The focus on these two groups of sciences takes the perspective of the physician taking care of a single patient, i.e., applying the best biomedical science through the lens of a specific clinical specialty. However, despite its primacy, there is more to the practice of medicine than taking care of single patients. Physicians and other clinicians work in a healthcare system that has other concerns, such as continually increasing costs, worries about patient safety, and questions about the quality of care delivered. As such, 21st century clinicians must be competent in more than the diagnosis and treatment of disease in individual patients. This has led to emergence of the notion of a “third science” of medicine, which focuses on how to optimally provide healthcare for patients and populations. While some describe this as “healthcare delivery science” (my preference) or “implementation science,” the emerging name, as given to a textbook in this area, is now “health systems science.”

The textbook is published by the American Medical Association (AMA), which has been supporting innovation in medical education through its Accelerating Change in Education (ACE) consortium, funded by grants to medical schools [1]. OHSU was one of the original grantees in this program to establish “medical schools of the future.” I have been pleased that one outcome of this program has been the expansion of instruction in clinical informatics for medical students, which I consider to be an essential competency for 21st century physicians [2].

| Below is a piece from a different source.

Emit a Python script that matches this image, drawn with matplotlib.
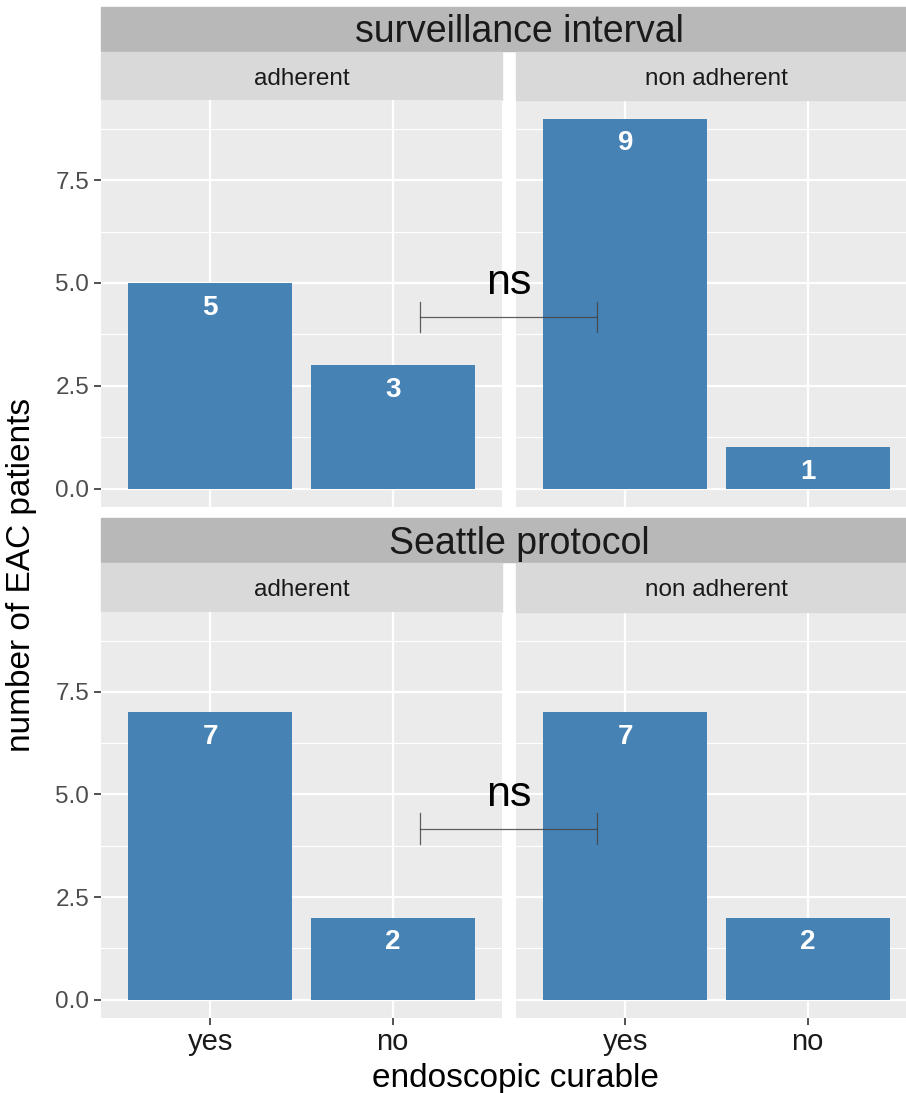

The titles of the chapters of the new textbook describe the important topics covered by health systems science:
  1. Health Systems Science in Medical Education
  2. What Is Health Systems Science? Building an Integrated Vision
  3. The Health Care Delivery System
  4. Value in Health Care
  5. Patient Safety
  6. Quality Improvement
  7. Principles of Teamwork and Team Science
  8. Leadership in Health Care
  9. Clinical Informatics
  10. Population Health
  11. Socio-Ecologic Determinants of Health
  12. Health Care Policy and Economics
  13. Application of Foundational Skills to Health Systems Science
  14. The Use of Assessment to Support Learning and Improvement in Health Systems Science
  15. The Future of Health Systems Science
I am delighted myself to be the lead author of one of the chapters, not surprisingly the one on clinical informatics [3]. I hope this chapter will introduce many new generations of medical and other health professions students to the informatics field and its role in healthcare delivery. Of course, informatics plays many roles beyond healthcare delivery, such as informing the care of individual patients and facilitating all types of research, but the effective use of data and informatics is a key aspect of health systems science.

I hope that this new textbook will lead the way in emphasizing the importance of health systems science in the work of physicians and other healthcare professionals. Clinicians have long known that diagnosing and treating disease, while the centerpiece of medical practice, cannot be carried out in a vacuum outside the realm of the patient’s and larger health system’s context. The care delivered to those individual patients will be better if the clinician has the perspective of that larger system.


1. Skochelak, SE, Hawkins, RE, et al., Eds. (2017). Health Systems Science. New York, NY, Elsevier.
2. Hersh, WR, Gorman, PN, et al. (2014). Beyond information retrieval and EHR use: competencies in clinical informatics for medical education. Advances in Medical Education and Practice. 5: 205-212.
3. Hersh, W and Ehrenfeld, J (2017). Clinical Informatics. in Health Systems Science. S. Skochelak, R. Hawkins, L. Lawson et al. New York, NY, Elsevier: 105-116.